# MATERIAL PROVIDED start

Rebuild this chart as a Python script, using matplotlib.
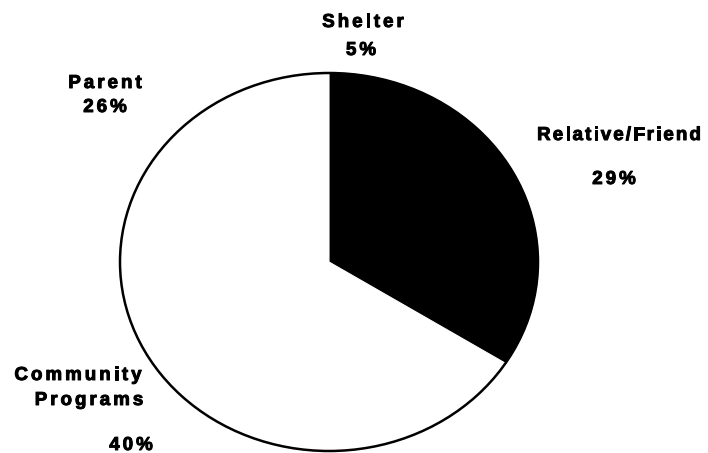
import matplotlib
matplotlib.use("Agg")
import matplotlib.pyplot as plt
import matplotlib.patheffects as pe
from matplotlib.patches import Circle
from matplotlib.font_manager import FontProperties, findfont
from matplotlib.ft2font import FT2Font

# shares, clockwise from 12 o'clock
labels = ["Shelter", "Relative/Friend", "Community", "Parent"]
shares = [5, 29, 40, 26]
fills = ["black", "black", "white", "white"]

W, H, DPI = 708, 453, 100
CX, CY = 329, 262      # pie centre, pixels
RX, RY = 209, 189      # the pie is drawn slightly squashed

FS = 13.5              # label size, points
TRACK = 3.0            # extra letter spacing, pixels

prop = FontProperties(family="Liberation Sans", weight="bold", size=FS)
ft = FT2Font(findfont(prop))
ft.set_size(FS, DPI)
heavy = [pe.withStroke(linewidth=0.7, foreground="black")]


def advance(ch):
    return ft.load_char(ord(ch)).linearHoriAdvance / 65536


def spaced_text(fig, s, cx, baseline, track=TRACK):
    """Draw s centred on cx with widened letter spacing (pixel coords)."""
    widths = [advance(c) for c in s]
    total = sum(widths) + track * (len(s) - 1)
    x = cx - total / 2
    for c, w in zip(s, widths):
        fig.text(x / W, 1 - baseline / H, c, fontproperties=prop,
                 ha="left", va="baseline", color="black",
                 path_effects=heavy)
        x += w + track


fig = plt.figure(figsize=(W / DPI, H / DPI), dpi=DPI)
ax = fig.add_axes([0, 0, 1, 1])

wedges, _ = ax.pie(shares, colors=fills, startangle=90, counterclock=False,
                   radius=1, center=(0, 0), frame=True)
# no seams between neighbouring wedges of the same colour
for w, c in zip(wedges, fills):
    w.set_edgecolor(c)
    w.set_linewidth(0.8)

ax.set_xlim(-CX / RX, (W - CX) / RX)
ax.set_ylim(-(H - CY) / RY, CY / RY)
ax.set_aspect("auto")
ax.axis("off")
ax.add_patch(Circle((0, 0), 1, fill=False, edgecolor="black", linewidth=1.8))

# label centres and baselines, pixels
name_pos = [(363, 27), (619, 140), (78, 380), (105, 88)]
pct_pos = [(361, 55), (614, 184), (131, 450), (105, 112)]
name_track = [TRACK, 2.1, TRACK, TRACK]

for lab, val, (nx, ny), (px, py), tr in zip(labels, shares, name_pos,
                                            pct_pos, name_track):
    spaced_text(fig, lab, nx, ny, tr)
    spaced_text(fig, f"{val}%", px, py)
spaced_text(fig, "Programs", 89, 405)

fig.savefig("out.png", dpi=DPI)
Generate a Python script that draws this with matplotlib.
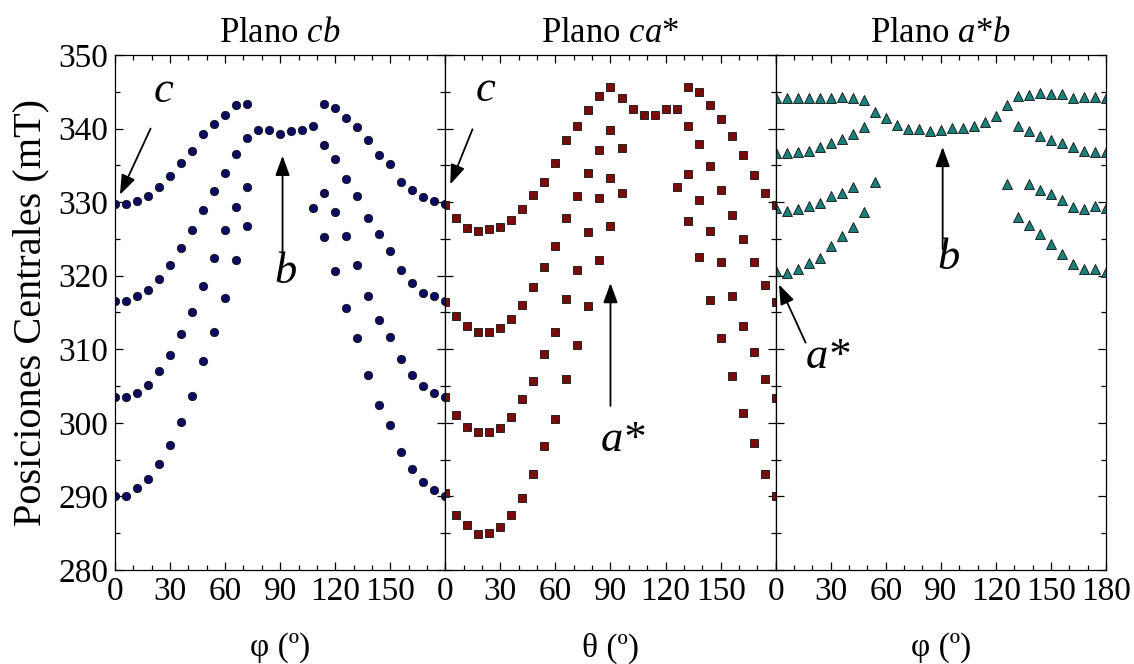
import numpy as np
import matplotlib
matplotlib.use("Agg")
import matplotlib.pyplot as plt
from matplotlib.ticker import MultipleLocator

nan = np.nan

# Rotation angles (degrees), one reading every 6 degrees
angles = np.arange(0, 181, 6)

# Plano cb: four resonance branches (mT)
cb_1 = [329.7, 329.7, 330.1, 330.8, 332.1, 333.5, 335.3, 337.0, 339.2, 340.6, 341.9, 343.2, 343.4,
        339.8, 339.8, 339.3, 339.7, 339.8, 340.3, 343.4, 342.8, 341.5, 340.2, 338.5, 336.4, 335.2,
        332.8, 331.6, 330.7, 330.1, 329.7]
cb_2 = [316.5, 316.5, 317.2, 318.1, 319.6, 321.4, 323.8, 326.2, 328.9, 331.5, 333.9, 336.6, 338.7,
        nan, nan, nan, nan, nan, 329.2, 337.8, 335.9, 333.1, 330.8, 327.8, 325.6, 323.3,
        320.8, 319.0, 317.7, 317.2, 316.5]
cb_3 = [303.5, 303.5, 304.1, 305.2, 307.1, 309.2, 312.1, 315.0, 318.6, 322.4, 326.2, 329.4, 332.1,
        nan, nan, nan, nan, nan, nan, 331.2, 328.6, 325.4, 321.4, 317.3, 314.0, 311.6,
        308.7, 306.5, 305.0, 304.0, 303.5]
cb_4 = [290.1, 290.1, 291.1, 292.3, 294.4, 297.0, 300.1, 303.6, 308.4, 312.4, 317.0, 322.1, 326.7,
        nan, nan, nan, nan, nan, nan, 325.2, 320.7, 315.6, 311.5, 306.5, 302.4, 299.7,
        296.0, 293.7, 292.0, 290.9, 290.1]

# Plano ca*
ca_1 = [329.6, 327.9, 326.5, 326.1, 326.4, 326.6, 327.6, 329.0, 331.0, 332.8, 335.3, 338.4, 340.3,
        342.5, 344.4, 345.7, 344.2, 342.7, 341.8, 341.8, 342.7, 342.6, 345.7, 345.0, 343.2, 341.3,
        339.0, 336.4, 333.7, 331.3, 329.6]
ca_2 = [316.4, 314.5, 313.1, 312.4, 312.3, 312.9, 314.1, 316.0, 318.4, 321.2, 324.1, 327.8, 330.8,
        334.0, 337.1, 339.8, 337.3, nan, nan, nan, nan, 332.0, 340.3, 337.9, 334.9, 331.6,
        328.2, 325.0, 321.9, 318.7, 316.4]
ca_3 = [303.5, 301.0, 299.5, 298.7, 298.7, 299.3, 300.8, 303.2, 305.7, 309.4, 312.4, 316.8, 320.8,
        326.0, 330.5, 333.3, 331.3, nan, nan, nan, nan, nan, 333.8, 330.3, 326.1, 321.8,
        317.3, 313.1, 309.6, 306.0, 303.4]
ca_4 = [290.5, 287.5, 286.1, 284.9, 285.0, 285.9, 287.5, 289.8, 293.0, 296.8, 300.5, 305.9, 310.6,
        315.9, 322.1, 326.8, nan, nan, nan, nan, nan, nan, 327.4, 322.5, 316.7, 311.5,
        306.3, 301.4, 297.2, 293.1, 290.1]

# Plano a*b
ab_1 = [344.2, 344.1, 344.2, 344.2, 344.2, 344.2, 344.3, 344.2, 343.9, 342.3, 341.4, 340.5, 339.9,
        340.0, 339.6, 339.8, 340.1, 340.1, 340.3, 340.9, 341.7, 343.2, 344.4, 344.6, 344.8, 344.7,
        344.7, 344.2, 344.3, 344.3, 344.2]
ab_2 = [336.7, 336.7, 336.8, 337.0, 337.5, 338.1, 338.6, 339.2, 340.2,
        nan, nan, nan, nan, nan, nan, nan, nan, nan, nan, nan, nan, nan,
        340.3, 339.6, 339.0, 338.5, 338.0, 337.5, 337.0, 336.8, 336.8]
ab_3 = [329.2, 328.8, 329.0, 329.5, 329.9, 330.8, 331.3, 332.0, nan, 332.7,
        nan, nan, nan, nan, nan, nan, nan, nan, nan, nan, nan, 332.5, nan,
        332.4, 331.6, 331.1, 330.3, 329.4, 329.1, 329.5, 329.2]
ab_4 = [320.6, 320.3, 320.9, 321.7, 322.4, 324.0, 325.4, 326.6, 328.6,
        nan, nan, nan, nan, nan, nan, nan, nan, nan, nan, nan, nan, nan,
        328.0, 326.9, 325.7, 324.3, 323.0, 321.6, 320.9, 320.9, 320.5]

plt.rcParams['font.family'] = ['Liberation Serif', 'DejaVu Serif']
plt.rcParams['mathtext.fontset'] = 'custom'
plt.rcParams['mathtext.rm'] = 'Liberation Serif'
plt.rcParams['mathtext.it'] = 'Liberation Serif:italic'

FS = 24

fig = plt.figure(figsize=(11.34, 6.64), dpi=100)
left, right, bottom, top = 0.1014, 0.9753, 0.1416, 0.9172
w = (right - left) / 3
axes = [fig.add_axes([left + i * w, bottom, w, top - bottom]) for i in range(3)]

panels = [
    ([cb_1, cb_2, cb_3, cb_4], 'o', '#0b0b62', 6.0, 'Plano $\\mathit{cb}$', '\u03c6 (\u00ba)'),
    ([ca_1, ca_2, ca_3, ca_4], 's', '#7a0c0c', 5.5, 'Plano $\\mathit{ca}$*', '\u03b8 (\u00ba)'),
    ([ab_1, ab_2, ab_3, ab_4], '^', '#1b7f7a', 6.8, 'Plano $\\mathit{a}$*$\\mathit{b}$', '\u03c6 (\u00ba)'),
]

for i, (ax, (series, mk, col, ms, title, xlab)) in enumerate(zip(axes, panels)):
    for s in series:
        ax.plot(angles, s, ls='none', marker=mk, ms=ms, mfc=col, mec='#111111', mew=0.6)
    ax.set_xlim(0, 180)
    ax.set_ylim(280, 350)
    ax.xaxis.set_major_locator(MultipleLocator(30))
    ax.xaxis.set_minor_locator(MultipleLocator(10))
    ax.yaxis.set_major_locator(MultipleLocator(10))
    ax.yaxis.set_minor_locator(MultipleLocator(5))
    ax.tick_params(which='both', direction='in', top=True, right=True, labelsize=FS, pad=5)
    ax.tick_params(which='major', length=6, width=0.9)
    ax.tick_params(which='minor', length=3.5, width=0.9)
    for sp in ax.spines.values():
        sp.set_linewidth(0.9)
    if i < 2:
        ax.set_xticks(np.arange(0, 181, 30))
        ax.set_xticklabels(['0', '30', '60', '90', '120', '150', ''])
    if i > 0:
        ax.tick_params(labelleft=False)
    ax.set_title(title, fontsize=25, pad=9)
    ax.set_xlabel(xlab, fontsize=FS, labelpad=18)

axes[0].set_ylabel('Posiciones Centrales (mT)', fontsize=29, labelpad=6)

arrow = dict(arrowstyle='-|>,head_length=0.6,head_width=0.22', color='k', lw=1.3,
             mutation_scale=20, shrinkA=0, shrinkB=0)
lbl = dict(fontsize=32, fontstyle='italic', ha='center', va='center')

# Plano cb
axes[0].annotate('', xy=(2.7, 331.0), xytext=(19.4, 340.0), arrowprops=arrow)
axes[0].text(26.2, 345.1, 'c', **lbl)
axes[0].annotate('', xy=(91.3, 336.3), xytext=(91.3, 323.3), arrowprops=arrow)
axes[0].text(93, 320.5, 'b', **lbl)

# Plano ca*
axes[1].annotate('', xy=(2.7, 332.4), xytext=(14.8, 339.9), arrowprops=arrow)
axes[1].text(21.7, 345.3, 'c', **lbl)
axes[1].annotate('', xy=(90, 319.0), xytext=(90, 302.3), arrowprops=arrow)
axes[1].text(96.8, 297.6, 'a*', **lbl)

# Plano a*b
axes[2].annotate('', xy=(91, 337.5), xytext=(91, 323.6), arrowprops=arrow)
axes[2].text(94, 322.4, 'b', **lbl)
axes[2].annotate('', xy=(1.8, 318.8), xytext=(16.3, 310.9), arrowprops=arrow)
axes[2].text(28.4, 309.0, 'a*', **lbl)

fig.savefig('out.png', dpi=100)
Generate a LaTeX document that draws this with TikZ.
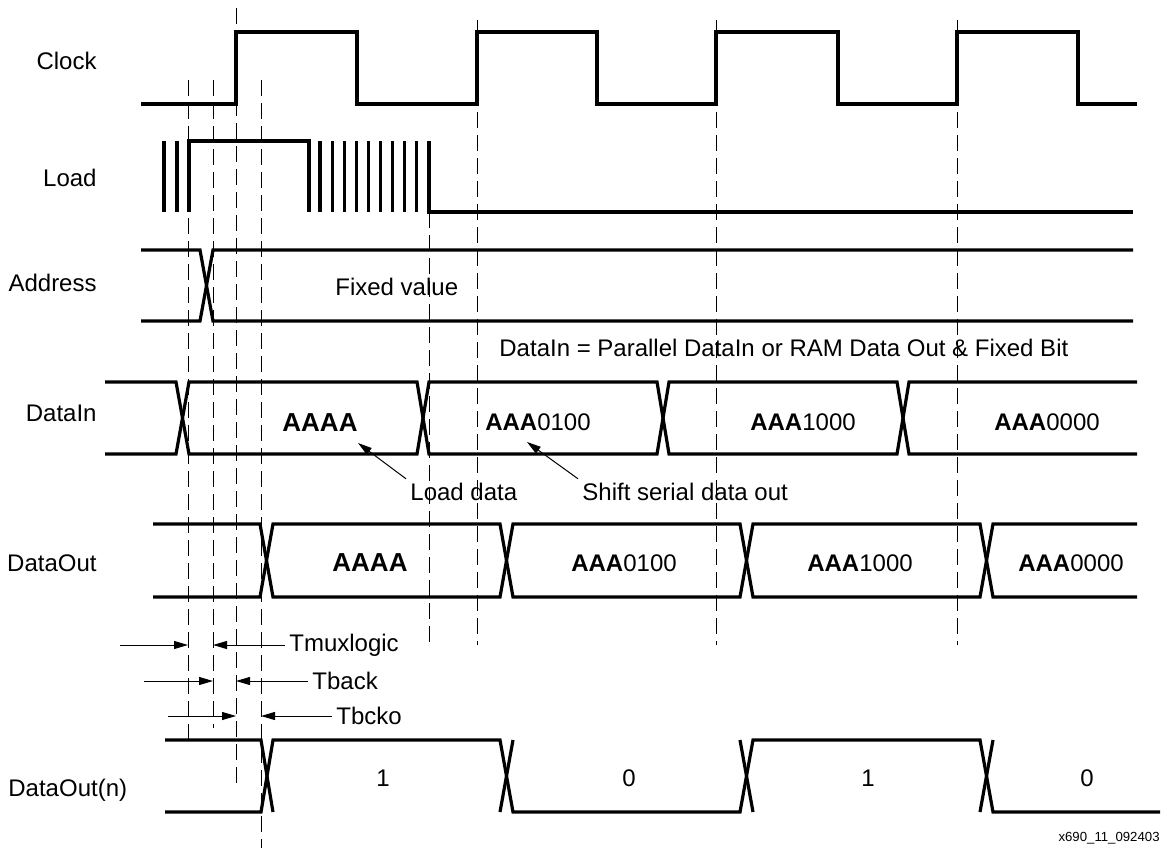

# MATERIAL PROVIDED end

▸ TASK TO CARRY OUT
Reproduce the material above exactly, first line through the line that contains "TRACK = 3.0", minus the pictures.

▸ RESULT
Rebuild this chart as a Python script, using matplotlib.
import matplotlib
matplotlib.use("Agg")
import matplotlib.pyplot as plt
import matplotlib.patheffects as pe
from matplotlib.patches import Circle
from matplotlib.font_manager import FontProperties, findfont
from matplotlib.ft2font import FT2Font

# shares, clockwise from 12 o'clock
labels = ["Shelter", "Relative/Friend", "Community", "Parent"]
shares = [5, 29, 40, 26]
fills = ["black", "black", "white", "white"]

W, H, DPI = 708, 453, 100
CX, CY = 329, 262      # pie centre, pixels
RX, RY = 209, 189      # the pie is drawn slightly squashed

FS = 13.5              # label size, points
TRACK = 3.0            # extra letter spacing, pixels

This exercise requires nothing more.